En plus de payer l'assurance, Un Toit c'est un droit s'engage à entretenir les locaux, à gérer le gardiennage et à respecter la date de sortie fixée par le propriétaire. “Il sait qu'il peut récupérer son bien quand il le souhaite”, insiste le coordinateur de l'association. 

Un travail de négociation mené conjointement avec la fondation Abbé Pierre, qui permet aujourd'hui à l'association d'occuper 13 maisons et d'y loger 130 personnes. Des logements qu'il faut bien souvent rénover pour offrir des conditions de vie décentes aux occupant-es. Certes il y a des maisons en très bon état, “un petit coup de peinture et c'est bon”, nous dit Nicolas Mazard, mais parfois la facture peut grimper, surtout quand il s'agit de remise aux normes électriques ou de travaux de sécurisation pour les enfants. “Dans la dernière maison, les fenêtres étaient de plain-pied, sans garde-corps alors qu'il y a des enfants en bas-âge”, explique-t-il. La fondation Abbé Pierre et l'association financent les travaux de rénovation. 

© UTUD

Une colocation subie mais nécessaire pour se reconstruire 

Cette maison qui vient d'être rénovée accueille 11 personnes. Propriété de la région Bretagne, l'association occupait déjà depuis quelques temps avant qu'on leur propose une convention. Dans cette colocation “non-choisie”, le public est varié, nous apprend Nicolas Mazard : “on a toutes les situations administratives, des familles avec enfants, des célibataires.” Malgré cette diversité et la cohabitation qu'on leur impose, les relations entre les locataires se passent bien. “Les gens apprennent à se connaître entre communautés différentes, l'expérience est réussie”, assure-t-il. 

En revanche, les occupants ne paient pas de loyer. “Bien que certaines personnes touchent des aides, la plupart gagne à peine 80 euros par mois pour vivre”, rappelle le Rennais.
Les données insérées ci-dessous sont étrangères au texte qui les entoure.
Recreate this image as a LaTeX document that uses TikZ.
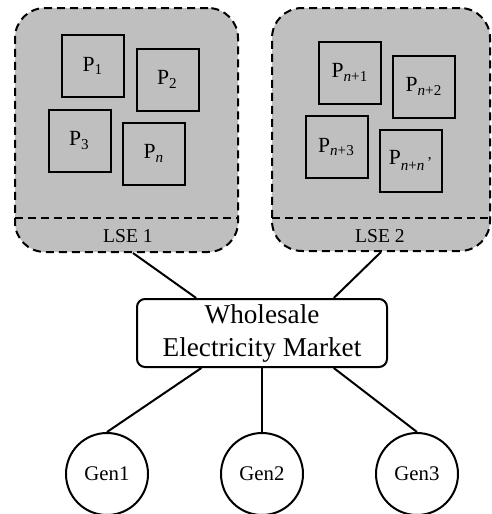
\documentclass[tikz,border=0pt]{standalone}
\usepackage{fontspec}
\setmainfont{Liberation Serif}

\begin{document}
\begin{tikzpicture}[x=0.5pt, y=-0.5pt,
    lse/.style={draw, dash pattern=on 4pt off 2.5pt, line width=1pt, fill=black!25, rounded corners=15pt},
    pbox/.style={draw, line width=1pt, minimum size=31pt, inner sep=0pt, font=\fontsize{10.8}{12}\selectfont},
    gen/.style={circle, draw, line width=1pt, minimum size=41pt, inner sep=0pt, font=\fontsize{10.4}{12}\selectfont},
    link/.style={line width=1pt}]
    \useasboundingbox (0,0) rectangle (492,514);

    % load serving entities
    \node[lse, minimum width=111.5pt, minimum height=122pt] (lse1) at (126.5,130) {};
    \node[lse, minimum width=109pt, minimum height=121.5pt] (lse2) at (381,129.5) {};
    \draw[line width=1pt, dash pattern=on 4pt off 2.5pt] (15,218) -- (238,218);
    \draw[line width=1pt, dash pattern=on 4pt off 2.5pt] (272,218) -- (490,218);
    \node[font=\fontsize{9.8}{11}\selectfont] (l1) at (128,236) {LSE 1};
    \node[font=\fontsize{9.8}{11}\selectfont] (l2) at (380,236) {LSE 2};

    % prosumers
    \node[pbox] (p1) at (93,66) {P\textsubscript{1}};
    \node[pbox] (p2) at (167.5,79.5) {P\textsubscript{2}};
    \node[pbox] (p3) at (79.5,140.5) {P\textsubscript{3}};
    \node[pbox] (pn) at (154,153.5) {P\textsubscript{\textit{n}}};
    \node[pbox] (pn1) at (350,72.5) {P\textsubscript{\textit{n}+1}};
    \node[pbox] (pn2) at (424,86.5) {P\textsubscript{\textit{n}+2}};
    \node[pbox] (pn3) at (336.5,147) {P\textsubscript{\textit{n}+3}};
    \node[pbox] (pnn) at (411,160.5) {P\textsubscript{\textit{n}+\textit{n}\,\raisebox{0.5ex}{'}}};

    % market and generators
    \node[draw, line width=1pt, rounded corners=4pt, minimum width=125pt, minimum height=34pt,
          inner sep=0pt, align=center, font=\fontsize{13.6}{16.5}\selectfont] (wem) at (262,333)
          {Wholesale\\Electricity Market};
    \node[gen] (g1) at (107,474) {Gen1};
    \node[gen] (g2) at (262,474) {Gen2};
    \node[gen] (g3) at (417,474) {Gen3};

    \draw[link] (lse1.273) -- (wem.152);
    \draw[link] (lse2.south) -- (wem.26);
    \draw[link] (wem.210) -- (g1.north);
    \draw[link] (wem.south) -- (g2.north);
    \draw[link] (wem.334) -- (g3.north);
\end{tikzpicture}
\end{document}
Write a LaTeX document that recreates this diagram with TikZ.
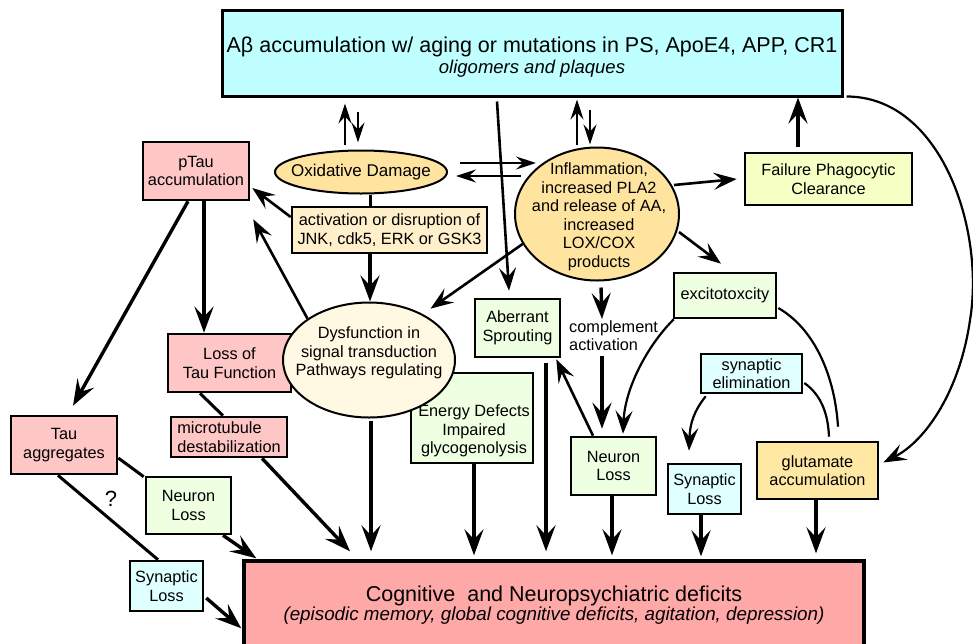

Le logement devient un moyen de sortir de la précarité en trouvant un travail, puis un logement définitif. Car bien qu'il n'y ait pas de durée de séjour, la solution d'hébergement proposée par l'association est temporaire. 

Raison pour laquelle Un Toit c'est Un Droit espère voir son combat pour l'occupation des logements vides se généraliser. “À Rennes, on n'arrive plus à suivre. Il y a des centaines de gens dehors. Avec la fin de l'état d'urgence sanitaire, on estime qu'il y en aura 400 voire 500”, s'inquiète-t-il. Une inquiétude partagée par le collectif des Associations unies qui craint que la situation n'empire après le 10 juillet prochain, date de la fin d'état d'urgence sanitaire. “On doit le droit aux gens de se reconstruire !”, s'exclame Nicolas Mazard.